Kansas City’s blueprint for winning back-to-back pennants and the 2015 World Series featured Davis, who posted a 0.94 ERA during that championship season. But Davis dealt with a strained right forearm this year and will make $10 million in his final season before free agency, at a time when the Royals can begin to see their window to contend closing.

The Cubs haven’t made Chapman a priority – and Epstein’s group has been philosophically opposed to the idea of investing big money in a closer – but they also know they probably don’t get that parade down Lake Shore Drive and Michigan Avenue without that blockbuster deal with the Yankees.

“We see the value of it,” Hoyer said. “Look, we traded a great young prospect in Gleyber Torres to get Chapman, because we felt like that was an area that we were a little bit short. We felt like in order to win the World Series, we had to have that kind of guy at the end of the game. It proved to be right.

“In order to get those really difficult final outs in the postseason, having an elite guy is certainly a huge advantage.”

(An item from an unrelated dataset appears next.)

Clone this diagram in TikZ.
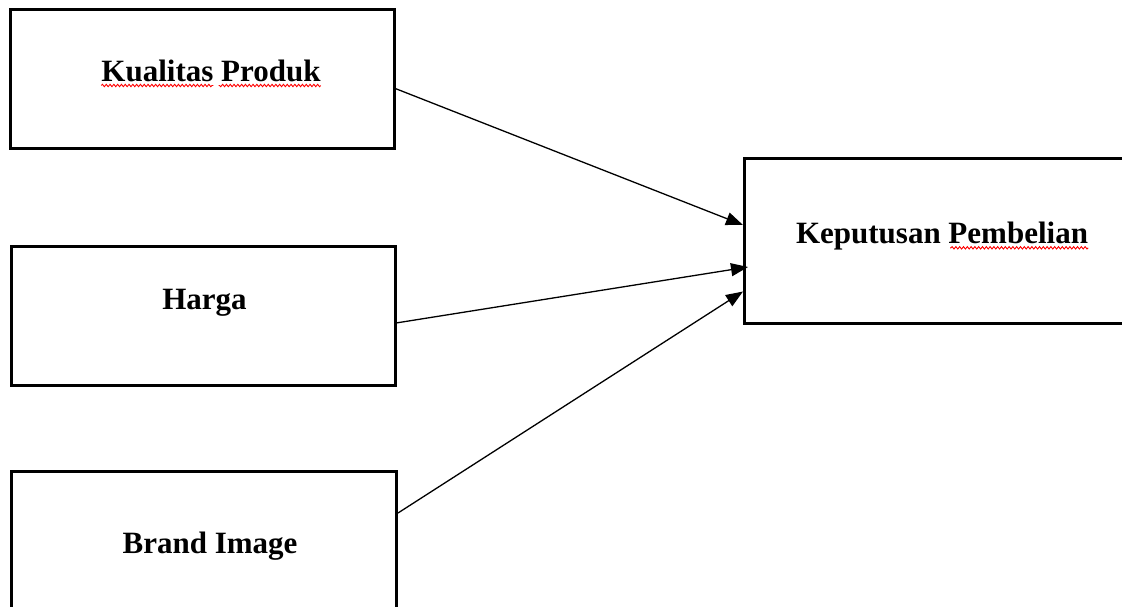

So if the White Sox become the Chicago team that makes most of the headlines here – and in-house options like Hector Rondon, Carl Edwards Jr. and Pedro Strop disappoint – the Cubs can always reassess at the trade deadline.

“We’ll bolster our bullpen,” Hoyer said. “Whether you do that by adding just a number of good relievers – or whether we do it by adding a guy that’s sort of a known closer – I’m not sure. But we’ll definitely add to our bullpen.”